Answer with a number only: how many lines of the data contain "matplotlib"?

═══ Records

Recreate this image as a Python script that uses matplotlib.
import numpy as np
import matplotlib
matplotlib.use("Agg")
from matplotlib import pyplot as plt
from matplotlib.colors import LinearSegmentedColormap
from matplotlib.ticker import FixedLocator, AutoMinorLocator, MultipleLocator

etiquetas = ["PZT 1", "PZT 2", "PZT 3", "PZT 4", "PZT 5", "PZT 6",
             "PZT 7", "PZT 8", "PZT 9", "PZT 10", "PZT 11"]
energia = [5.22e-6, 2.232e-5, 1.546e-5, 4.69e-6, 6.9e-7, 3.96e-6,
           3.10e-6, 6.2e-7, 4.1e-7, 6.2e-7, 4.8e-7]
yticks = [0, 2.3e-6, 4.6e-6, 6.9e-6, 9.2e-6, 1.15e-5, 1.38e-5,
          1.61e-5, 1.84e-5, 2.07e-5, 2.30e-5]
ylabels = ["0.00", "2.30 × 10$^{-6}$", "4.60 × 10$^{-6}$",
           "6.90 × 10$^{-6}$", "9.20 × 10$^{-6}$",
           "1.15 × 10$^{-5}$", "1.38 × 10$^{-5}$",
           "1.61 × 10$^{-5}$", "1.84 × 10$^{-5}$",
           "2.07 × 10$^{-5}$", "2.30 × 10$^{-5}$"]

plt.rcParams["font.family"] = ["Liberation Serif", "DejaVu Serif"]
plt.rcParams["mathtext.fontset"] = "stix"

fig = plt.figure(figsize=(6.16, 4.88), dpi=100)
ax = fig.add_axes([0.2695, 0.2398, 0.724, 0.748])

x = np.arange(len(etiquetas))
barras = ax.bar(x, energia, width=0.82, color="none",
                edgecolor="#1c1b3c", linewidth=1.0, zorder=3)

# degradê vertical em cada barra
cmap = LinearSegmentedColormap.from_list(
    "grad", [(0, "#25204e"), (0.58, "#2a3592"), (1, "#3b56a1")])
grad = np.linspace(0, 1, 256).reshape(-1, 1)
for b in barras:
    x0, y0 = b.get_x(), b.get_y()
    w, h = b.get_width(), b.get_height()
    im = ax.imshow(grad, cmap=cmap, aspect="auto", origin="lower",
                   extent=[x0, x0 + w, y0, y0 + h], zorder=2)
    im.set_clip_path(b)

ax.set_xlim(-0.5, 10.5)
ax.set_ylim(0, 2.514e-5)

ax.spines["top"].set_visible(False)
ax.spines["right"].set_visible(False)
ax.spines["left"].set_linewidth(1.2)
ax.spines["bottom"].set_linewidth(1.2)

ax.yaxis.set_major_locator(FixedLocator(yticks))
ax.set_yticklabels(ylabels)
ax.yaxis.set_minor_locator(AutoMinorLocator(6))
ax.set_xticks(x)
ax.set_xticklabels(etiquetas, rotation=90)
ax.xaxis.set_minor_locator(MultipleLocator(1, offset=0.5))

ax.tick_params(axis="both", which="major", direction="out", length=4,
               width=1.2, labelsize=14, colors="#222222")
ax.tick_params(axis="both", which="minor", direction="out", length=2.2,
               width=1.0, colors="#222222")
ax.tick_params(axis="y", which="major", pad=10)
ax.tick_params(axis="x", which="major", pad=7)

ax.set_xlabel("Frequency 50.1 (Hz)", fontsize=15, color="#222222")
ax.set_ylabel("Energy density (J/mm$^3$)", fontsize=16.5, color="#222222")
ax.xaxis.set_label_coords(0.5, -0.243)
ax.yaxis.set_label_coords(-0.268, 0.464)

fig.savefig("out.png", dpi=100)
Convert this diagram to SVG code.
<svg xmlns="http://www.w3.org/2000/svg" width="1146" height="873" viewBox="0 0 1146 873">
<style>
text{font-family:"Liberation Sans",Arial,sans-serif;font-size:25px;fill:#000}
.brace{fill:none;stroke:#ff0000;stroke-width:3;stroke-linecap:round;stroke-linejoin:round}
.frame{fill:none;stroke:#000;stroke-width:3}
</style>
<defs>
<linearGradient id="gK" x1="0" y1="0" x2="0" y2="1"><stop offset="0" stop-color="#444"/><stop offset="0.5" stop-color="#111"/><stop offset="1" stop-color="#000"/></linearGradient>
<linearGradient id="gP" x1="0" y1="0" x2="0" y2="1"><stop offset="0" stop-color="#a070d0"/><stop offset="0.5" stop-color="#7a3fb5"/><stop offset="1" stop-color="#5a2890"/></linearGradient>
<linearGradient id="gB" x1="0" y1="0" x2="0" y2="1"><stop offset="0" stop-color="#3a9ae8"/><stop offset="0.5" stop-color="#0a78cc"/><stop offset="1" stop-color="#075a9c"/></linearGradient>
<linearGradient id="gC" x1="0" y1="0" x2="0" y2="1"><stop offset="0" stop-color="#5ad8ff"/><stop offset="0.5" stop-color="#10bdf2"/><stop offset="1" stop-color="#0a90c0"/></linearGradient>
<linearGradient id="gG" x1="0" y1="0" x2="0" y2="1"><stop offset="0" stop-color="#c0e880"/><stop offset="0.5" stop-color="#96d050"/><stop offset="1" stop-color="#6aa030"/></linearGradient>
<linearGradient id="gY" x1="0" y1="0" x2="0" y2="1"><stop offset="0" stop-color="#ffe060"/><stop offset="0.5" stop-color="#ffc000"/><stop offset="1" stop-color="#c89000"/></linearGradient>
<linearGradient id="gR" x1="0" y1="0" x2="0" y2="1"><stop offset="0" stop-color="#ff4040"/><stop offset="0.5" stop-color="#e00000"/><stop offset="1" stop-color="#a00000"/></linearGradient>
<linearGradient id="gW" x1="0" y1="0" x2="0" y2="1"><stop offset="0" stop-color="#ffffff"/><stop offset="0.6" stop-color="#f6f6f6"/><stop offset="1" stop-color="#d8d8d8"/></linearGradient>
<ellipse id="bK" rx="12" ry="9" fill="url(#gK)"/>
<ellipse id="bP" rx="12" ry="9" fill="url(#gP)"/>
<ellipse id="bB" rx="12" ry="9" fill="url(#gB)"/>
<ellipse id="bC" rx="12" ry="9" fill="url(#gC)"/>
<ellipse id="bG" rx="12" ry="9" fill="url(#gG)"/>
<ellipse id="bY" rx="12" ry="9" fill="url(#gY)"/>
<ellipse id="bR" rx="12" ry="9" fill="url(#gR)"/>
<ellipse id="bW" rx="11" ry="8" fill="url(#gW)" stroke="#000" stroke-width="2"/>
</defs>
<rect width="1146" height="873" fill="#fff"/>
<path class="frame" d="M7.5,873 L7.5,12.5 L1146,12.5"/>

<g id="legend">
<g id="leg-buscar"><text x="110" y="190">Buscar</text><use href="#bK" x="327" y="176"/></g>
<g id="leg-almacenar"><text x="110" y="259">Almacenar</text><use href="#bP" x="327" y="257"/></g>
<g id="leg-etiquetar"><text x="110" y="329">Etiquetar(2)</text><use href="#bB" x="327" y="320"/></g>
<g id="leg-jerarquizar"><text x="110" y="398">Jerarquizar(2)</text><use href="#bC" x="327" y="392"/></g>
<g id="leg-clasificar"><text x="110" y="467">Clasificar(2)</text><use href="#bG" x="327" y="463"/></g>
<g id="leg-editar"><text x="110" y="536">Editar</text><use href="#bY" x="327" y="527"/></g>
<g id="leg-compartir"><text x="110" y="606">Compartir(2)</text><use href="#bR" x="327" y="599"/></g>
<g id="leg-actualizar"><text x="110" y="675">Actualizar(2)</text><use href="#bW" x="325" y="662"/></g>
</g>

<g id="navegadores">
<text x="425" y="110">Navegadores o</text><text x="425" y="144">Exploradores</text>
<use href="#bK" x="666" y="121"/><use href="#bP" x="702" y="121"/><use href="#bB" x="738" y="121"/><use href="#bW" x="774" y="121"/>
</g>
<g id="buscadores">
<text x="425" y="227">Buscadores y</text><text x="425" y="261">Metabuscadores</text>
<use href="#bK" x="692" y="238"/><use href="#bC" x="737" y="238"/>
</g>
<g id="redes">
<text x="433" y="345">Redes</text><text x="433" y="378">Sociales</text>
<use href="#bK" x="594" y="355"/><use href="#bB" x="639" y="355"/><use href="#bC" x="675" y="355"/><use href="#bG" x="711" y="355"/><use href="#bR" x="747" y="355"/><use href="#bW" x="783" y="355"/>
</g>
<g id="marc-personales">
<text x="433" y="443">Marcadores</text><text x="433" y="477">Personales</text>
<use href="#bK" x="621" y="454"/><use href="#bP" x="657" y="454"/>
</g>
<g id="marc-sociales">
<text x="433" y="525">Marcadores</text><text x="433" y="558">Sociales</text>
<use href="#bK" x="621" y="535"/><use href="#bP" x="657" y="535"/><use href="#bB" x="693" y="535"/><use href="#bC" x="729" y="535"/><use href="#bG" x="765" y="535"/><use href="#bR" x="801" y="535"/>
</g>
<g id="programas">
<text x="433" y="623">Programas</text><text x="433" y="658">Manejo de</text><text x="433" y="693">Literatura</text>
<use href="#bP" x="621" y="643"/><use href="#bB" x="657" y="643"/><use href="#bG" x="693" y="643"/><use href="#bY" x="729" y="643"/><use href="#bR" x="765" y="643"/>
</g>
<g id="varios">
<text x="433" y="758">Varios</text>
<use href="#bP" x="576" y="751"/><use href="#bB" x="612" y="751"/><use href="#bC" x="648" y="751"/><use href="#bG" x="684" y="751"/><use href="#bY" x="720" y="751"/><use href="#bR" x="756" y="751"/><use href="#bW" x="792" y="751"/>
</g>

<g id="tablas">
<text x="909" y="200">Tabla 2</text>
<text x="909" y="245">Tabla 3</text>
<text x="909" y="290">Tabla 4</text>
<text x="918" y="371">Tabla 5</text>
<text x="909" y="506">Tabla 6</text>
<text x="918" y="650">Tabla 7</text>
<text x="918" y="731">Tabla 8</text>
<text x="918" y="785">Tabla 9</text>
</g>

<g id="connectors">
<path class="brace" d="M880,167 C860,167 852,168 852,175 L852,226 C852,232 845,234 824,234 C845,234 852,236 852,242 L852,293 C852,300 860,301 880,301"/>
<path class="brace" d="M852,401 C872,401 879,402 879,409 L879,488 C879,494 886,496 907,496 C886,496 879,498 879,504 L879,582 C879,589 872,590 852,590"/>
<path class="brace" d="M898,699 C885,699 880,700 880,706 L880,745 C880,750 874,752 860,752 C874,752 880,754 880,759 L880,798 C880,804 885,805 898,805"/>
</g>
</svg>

══════

[Complete response] 6